Thank you, Leslie, for writing words of encouragement after my last post (about plans for today's Godly Play event), and also to my mother, who sent an email saying she was praying for us. My prayer had been that everyone would get something they needed from it.
There were thirteen of us in the circle. We had children aged 3-5, a young teen, a grad student, parents, adults without children, married couples, and at least one pensioner. We were people born in North America, the Middle East, Eastern Asia, Africa, and Europe (including Finland!).
I told the story of "the Great Family" (of Abraham and Sarah), using a desert bag for the first time in our classroom. This prompted at least two people to make plasticine deserts in the Response Time.
Some people responded to the literal distances in the story and the idea of emigration, while others responded more metaphorically, for example to the idea of travelling through the desert without the refreshment and guidance of a river. One person even connected ideas from this story with insights from a recent television documentary about the Second Law of Thermodynamics!
In the picture below, you can see that Abraham's body has been buried under the "sand".
Afterwards, I asked the children what their favorite part of the day had been. One said working with glue. Another said helping with the feast.
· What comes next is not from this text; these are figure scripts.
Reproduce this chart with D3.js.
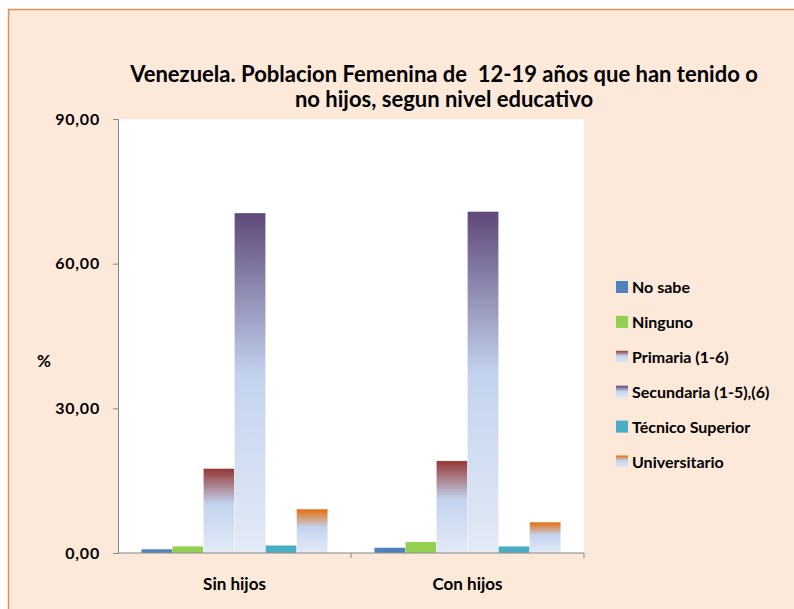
<!DOCTYPE html>
<html><head><meta charset="utf-8">
<script src="https://cdn.jsdelivr.net/npm/d3@7"></script>
<style>
html,body{margin:0;padding:0;background:#fff;}
text{font-family:Lato,"Open Sans",sans-serif;font-weight:bold;fill:#000;}
</style></head>
<body><div id="chart"></div>
<script>
const categories = ["Sin hijos", "Con hijos"];
const seriesNames = ["No sabe", "Ninguno", "Primaria (1-6)", "Secundaria (1-5),(6)", "Técnico Superior", "Universitario"];
const sinHijos = [0.8, 1.4, 17.5, 70.5, 1.6, 9.1];
const conHijos = [1.1, 2.3, 19.1, 70.8, 1.4, 6.4];
const yTicks = [0, 30, 60, 90];
const titleLines = ["Venezuela. Poblacion Femenina de  12-19 años que han tenido o", "no hijos, segun nivel educativo"];
const yLabel = "%";

const colors = [
  {solid:"#4F81BD"},
  {solid:"#92D050"},
  {top:"#953735"},
  {top:"#5F497A"},
  {solid:"#4BACC6"},
  {top:"#E46C0A"}
];

const W = 794, H = 609;
const svg = d3.select("#chart").append("svg").attr("width", W).attr("height", H);
const defs = svg.append("defs");

colors.forEach((c, i) => {
  if (c.top) {
    const g = defs.append("linearGradient").attr("id", "g" + i)
      .attr("x1", 0).attr("y1", 0).attr("x2", 0).attr("y2", 1);
    g.append("stop").attr("offset", "0%").attr("stop-color", c.top);
    g.append("stop").attr("offset", i === 3 ? "48%" : "42%").attr("stop-color", "#C3D3EE");
    g.append("stop").attr("offset", "100%").attr("stop-color", "#E3EAF6");
  }
});
const fillOf = i => colors[i].top ? `url(#g${i})` : colors[i].solid;

// background frame
svg.append("rect").attr("x", 8.5).attr("y", 9.5).attr("width", W).attr("height", H)
  .attr("fill", "#FCE9DA").attr("stroke", "#D9925A").attr("stroke-width", 1.5);

const m = {left: 118, right: 584, top: 119, bottom: 553};
svg.append("rect").attr("x", m.left).attr("y", m.top)
  .attr("width", m.right - m.left).attr("height", m.bottom - m.top).attr("fill", "#fff");

const y = d3.scaleLinear().domain([0, 90]).range([m.bottom, m.top]);
const x0 = d3.scaleBand().domain(categories).range([m.left, m.right]).paddingInner(0).paddingOuter(0);
const x1 = d3.scaleBand().domain(seriesNames.map((d, i) => i)).range([0, x0.bandwidth()]).paddingOuter(0.75).paddingInner(0);

const data = [sinHijos, conHijos];
const groups = svg.append("g").selectAll("g").data(categories).join("g")
  .attr("transform", d => `translate(${x0(d)},0)`);
groups.selectAll("rect").data((d, ci) => data[ci].map((v, i) => ({v, i})))
  .join("rect")
  .attr("x", d => x1(d.i))
  .attr("width", x1.bandwidth())
  .attr("y", d => y(d.v))
  .attr("height", d => y(0) - y(d.v))
  .attr("fill", d => fillOf(d.i))
  .attr("stroke", "rgba(255,255,255,0.5)").attr("stroke-width", 0.5);

// y axis
const yAxis = d3.axisLeft(y).tickValues(yTicks).tickSize(5).tickPadding(13)
  .tickFormat(d => d3.format(".2f")(d).replace(".", ","));
const ya = svg.append("g").attr("transform", `translate(${m.left},0)`).call(yAxis);
ya.select(".domain").attr("stroke", "#868686");
ya.selectAll(".tick line").attr("stroke", "#868686");
ya.selectAll("text").style("font-size", "16px").style("letter-spacing", "0.8px").attr("fill", "#000");

// x axis
const xa = svg.append("g").attr("transform", `translate(0,${m.bottom})`)
  .call(d3.axisBottom(x0).tickSize(0).tickPadding(25));
xa.select(".domain").attr("stroke", "#868686").attr("d", `M${m.left},0H${m.right}`);
xa.selectAll("text").style("font-size", "17px").attr("fill", "#000");
[m.left + x0.bandwidth(), m.right].forEach(px => {
  xa.append("line").attr("x1", px).attr("x2", px).attr("y1", 0).attr("y2", 5).attr("stroke", "#868686");
});

// y label
svg.append("text").attr("x", 44).attr("y", 367).attr("text-anchor", "middle")
  .style("font-size", "17px").text(yLabel);

// title
svg.append("g").selectAll("text").data(titleLines).join("text")
  .attr("x", 444).attr("y", (d, i) => 82 + i * 24.5)
  .attr("text-anchor", "middle").style("font-size", "22px").style("white-space", "pre")
  .text(d => d);

// legend
const lg = svg.append("g").attr("transform", "translate(616,0)");
const rows = lg.selectAll("g").data(seriesNames).join("g")
  .attr("transform", (d, i) => `translate(0,${287 + i * 34.9})`);
rows.append("rect").attr("x", 0).attr("y", -6).attr("width", 12).attr("height", 12)
  .attr("fill", (d, i) => fillOf(i));
rows.append("text").attr("x", 16).attr("y", 6).style("font-size", "16px").text(d => d);
</script></body></html>
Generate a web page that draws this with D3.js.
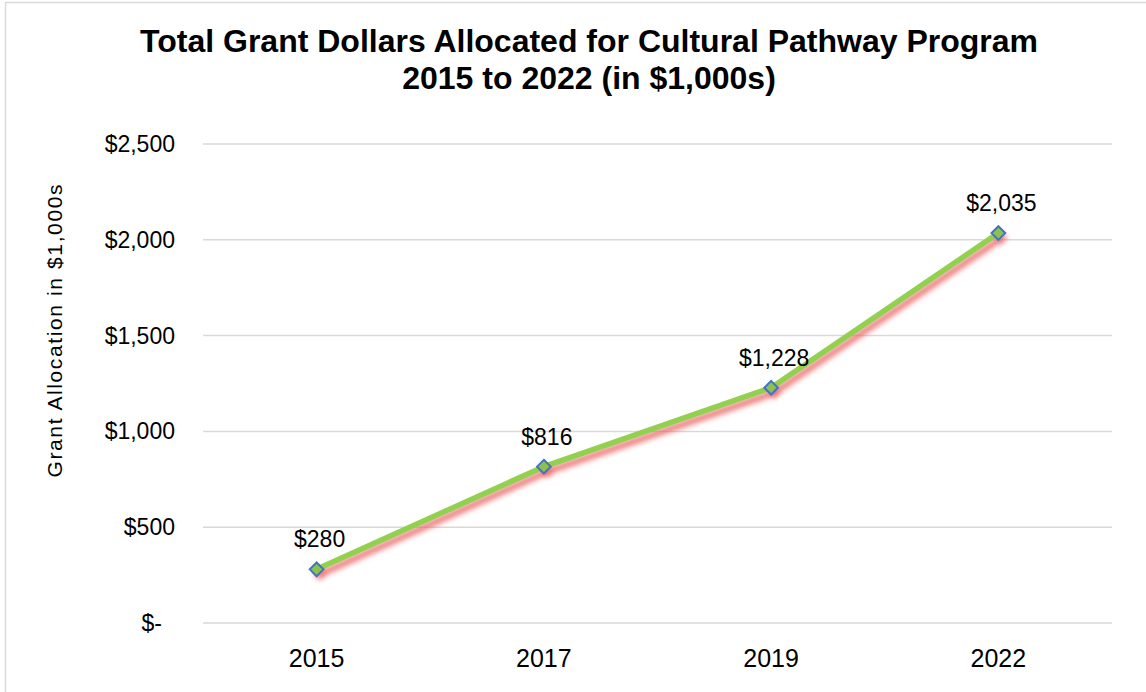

However, the feast was something of a disappointment to at least one child, because there was no food, only drink (a decision I'd made because lunch was to follow almost immediately). Also, the children found some of the grown-up talk difficult to sit through: notice the two children amusing themselves below by wearing their napkins on their heads:
We ended our session with a very different kind of prayer time than we've had before. I put the desert out again, and handed around a basket of stones and blocks. Everyone took a turn and put one into the sand. If they wanted to, they said a prayer after doing so, either in their heart silently or out loud.
I think this was the most successful prayer time we've ever had in Junior Church / Godly Play: we have one child who is often very awkward about prayer, but who seemed to handle this activity just fine.
When we got home, Vandriver asked me what my favorite part had been. I said, "Entering the room after preparing the drinks for our feast [during the Response Time] and seeing everyone doing their work - whether chatting together over plasticine, making a glitter glue painting, taking a nap, or reading about prayer."